WORK TO DO:
Transcribe each line of the records below exactly, excluding any embedded images.

═══ DATASET ═══

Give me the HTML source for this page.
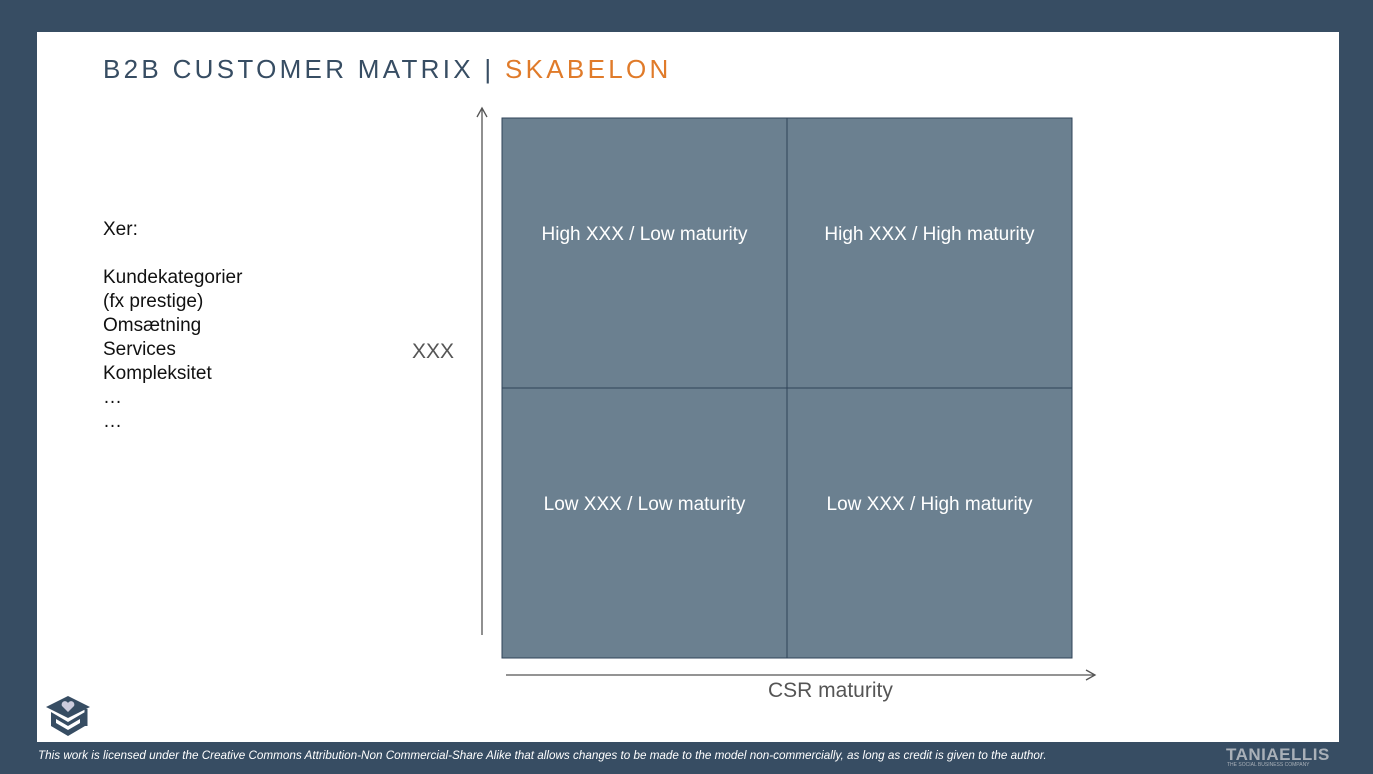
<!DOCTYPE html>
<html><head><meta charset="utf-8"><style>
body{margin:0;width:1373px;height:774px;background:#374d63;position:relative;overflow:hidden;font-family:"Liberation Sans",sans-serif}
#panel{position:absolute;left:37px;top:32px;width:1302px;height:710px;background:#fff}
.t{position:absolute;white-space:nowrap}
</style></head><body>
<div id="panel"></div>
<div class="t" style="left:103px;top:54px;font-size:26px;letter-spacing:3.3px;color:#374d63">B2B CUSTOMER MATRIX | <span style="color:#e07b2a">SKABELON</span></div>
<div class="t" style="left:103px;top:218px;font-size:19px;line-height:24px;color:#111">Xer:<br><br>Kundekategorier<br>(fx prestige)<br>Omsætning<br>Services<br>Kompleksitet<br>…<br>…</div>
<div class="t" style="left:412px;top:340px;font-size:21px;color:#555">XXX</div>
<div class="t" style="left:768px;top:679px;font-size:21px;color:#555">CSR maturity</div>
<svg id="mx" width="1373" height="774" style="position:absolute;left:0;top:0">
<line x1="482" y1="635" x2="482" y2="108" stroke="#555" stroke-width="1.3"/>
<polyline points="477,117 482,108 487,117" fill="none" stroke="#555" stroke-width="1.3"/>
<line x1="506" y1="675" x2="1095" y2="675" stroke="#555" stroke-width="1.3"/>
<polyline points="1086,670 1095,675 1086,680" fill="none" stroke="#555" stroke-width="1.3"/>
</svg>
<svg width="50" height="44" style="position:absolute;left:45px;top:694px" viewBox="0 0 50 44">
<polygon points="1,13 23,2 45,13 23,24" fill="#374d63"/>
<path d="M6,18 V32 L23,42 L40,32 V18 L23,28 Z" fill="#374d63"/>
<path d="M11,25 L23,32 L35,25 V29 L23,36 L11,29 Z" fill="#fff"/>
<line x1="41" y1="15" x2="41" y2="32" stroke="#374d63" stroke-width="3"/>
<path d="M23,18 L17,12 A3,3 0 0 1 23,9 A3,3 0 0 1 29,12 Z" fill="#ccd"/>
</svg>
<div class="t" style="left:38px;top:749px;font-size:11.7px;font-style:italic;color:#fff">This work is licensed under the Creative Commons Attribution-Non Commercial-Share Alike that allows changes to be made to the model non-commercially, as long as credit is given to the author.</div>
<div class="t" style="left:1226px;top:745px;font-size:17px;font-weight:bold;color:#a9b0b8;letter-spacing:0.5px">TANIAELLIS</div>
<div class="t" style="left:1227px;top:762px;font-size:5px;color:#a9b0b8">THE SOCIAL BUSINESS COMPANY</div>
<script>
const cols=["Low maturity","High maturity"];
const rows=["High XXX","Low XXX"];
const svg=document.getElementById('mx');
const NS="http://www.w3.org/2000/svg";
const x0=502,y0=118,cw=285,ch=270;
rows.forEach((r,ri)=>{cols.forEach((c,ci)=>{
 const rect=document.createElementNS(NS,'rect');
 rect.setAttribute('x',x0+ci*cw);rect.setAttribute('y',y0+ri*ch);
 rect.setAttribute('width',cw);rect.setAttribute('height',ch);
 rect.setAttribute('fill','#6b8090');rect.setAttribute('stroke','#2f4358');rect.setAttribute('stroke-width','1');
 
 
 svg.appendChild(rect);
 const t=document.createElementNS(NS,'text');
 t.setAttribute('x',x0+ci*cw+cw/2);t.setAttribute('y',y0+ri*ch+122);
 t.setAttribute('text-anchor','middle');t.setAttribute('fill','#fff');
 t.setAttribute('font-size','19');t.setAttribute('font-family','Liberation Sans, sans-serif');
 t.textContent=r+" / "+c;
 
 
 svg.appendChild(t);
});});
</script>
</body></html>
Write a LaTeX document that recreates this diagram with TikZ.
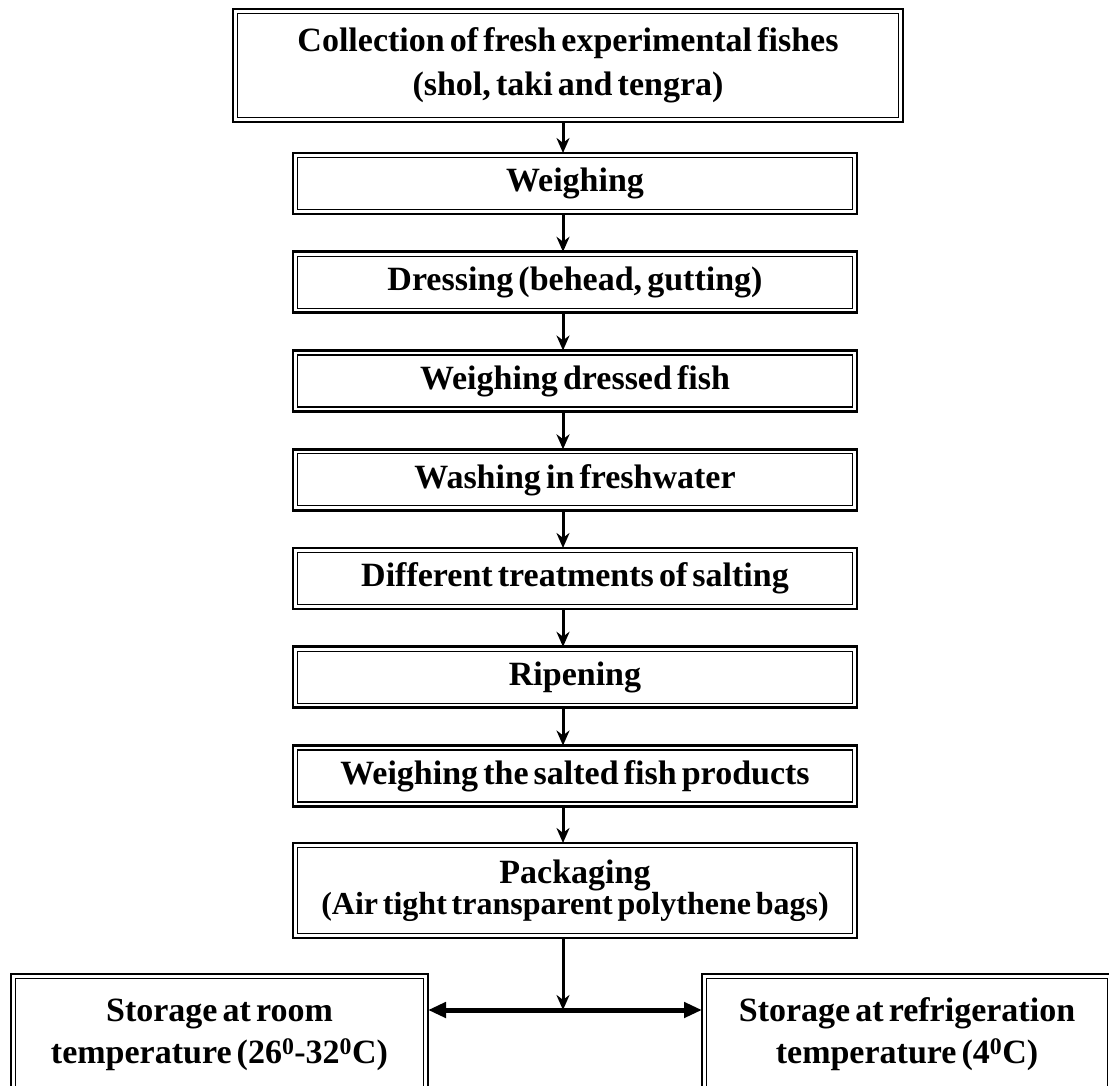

═══

ANSWER IN FULL:
Give me the HTML source for this page.
<!DOCTYPE html>
<html><head><meta charset="utf-8"><style>
body{margin:0;width:1373px;height:774px;background:#374d63;position:relative;overflow:hidden;font-family:"Liberation Sans",sans-serif}
#panel{position:absolute;left:37px;top:32px;width:1302px;height:710px;background:#fff}
.t{position:absolute;white-space:nowrap}
</style></head><body>
<div id="panel"></div>
<div class="t" style="left:103px;top:54px;font-size:26px;letter-spacing:3.3px;color:#374d63">B2B CUSTOMER MATRIX | <span style="color:#e07b2a">SKABELON</span></div>
<div class="t" style="left:103px;top:218px;font-size:19px;line-height:24px;color:#111">Xer:<br><br>Kundekategorier<br>(fx prestige)<br>Omsætning<br>Services<br>Kompleksitet<br>…<br>…</div>
<div class="t" style="left:412px;top:340px;font-size:21px;color:#555">XXX</div>
<div class="t" style="left:768px;top:679px;font-size:21px;color:#555">CSR maturity</div>
<svg id="mx" width="1373" height="774" style="position:absolute;left:0;top:0">
<line x1="482" y1="635" x2="482" y2="108" stroke="#555" stroke-width="1.3"/>
<polyline points="477,117 482,108 487,117" fill="none" stroke="#555" stroke-width="1.3"/>
<line x1="506" y1="675" x2="1095" y2="675" stroke="#555" stroke-width="1.3"/>
<polyline points="1086,670 1095,675 1086,680" fill="none" stroke="#555" stroke-width="1.3"/>
</svg>
<svg width="50" height="44" style="position:absolute;left:45px;top:694px" viewBox="0 0 50 44">
<polygon points="1,13 23,2 45,13 23,24" fill="#374d63"/>
<path d="M6,18 V32 L23,42 L40,32 V18 L23,28 Z" fill="#374d63"/>
<path d="M11,25 L23,32 L35,25 V29 L23,36 L11,29 Z" fill="#fff"/>
<line x1="41" y1="15" x2="41" y2="32" stroke="#374d63" stroke-width="3"/>
<path d="M23,18 L17,12 A3,3 0 0 1 23,9 A3,3 0 0 1 29,12 Z" fill="#ccd"/>
</svg>
<div class="t" style="left:38px;top:749px;font-size:11.7px;font-style:italic;color:#fff">This work is licensed under the Creative Commons Attribution-Non Commercial-Share Alike that allows changes to be made to the model non-commercially, as long as credit is given to the author.</div>
<div class="t" style="left:1226px;top:745px;font-size:17px;font-weight:bold;color:#a9b0b8;letter-spacing:0.5px">TANIAELLIS</div>
<div class="t" style="left:1227px;top:762px;font-size:5px;color:#a9b0b8">THE SOCIAL BUSINESS COMPANY</div>
<script>
const cols=["Low maturity","High maturity"];
const rows=["High XXX","Low XXX"];
const svg=document.getElementById('mx');
const NS="http://www.w3.org/2000/svg";
const x0=502,y0=118,cw=285,ch=270;
rows.forEach((r,ri)=>{cols.forEach((c,ci)=>{
 const rect=document.createElementNS(NS,'rect');
 rect.setAttribute('x',x0+ci*cw);rect.setAttribute('y',y0+ri*ch);
 rect.setAttribute('width',cw);rect.setAttribute('height',ch);
 rect.setAttribute('fill','#6b8090');rect.setAttribute('stroke','#2f4358');rect.setAttribute('stroke-width','1');
 
 
 svg.appendChild(rect);
 const t=document.createElementNS(NS,'text');
 t.setAttribute('x',x0+ci*cw+cw/2);t.setAttribute('y',y0+ri*ch+122);
 t.setAttribute('text-anchor','middle');t.setAttribute('fill','#fff');
 t.setAttribute('font-size','19');t.setAttribute('font-family','Liberation Sans, sans-serif');
 t.textContent=r+" / "+c;
 
 
 svg.appendChild(t);
});});
</script>
</body></html>
Write a LaTeX document that recreates this diagram with TikZ.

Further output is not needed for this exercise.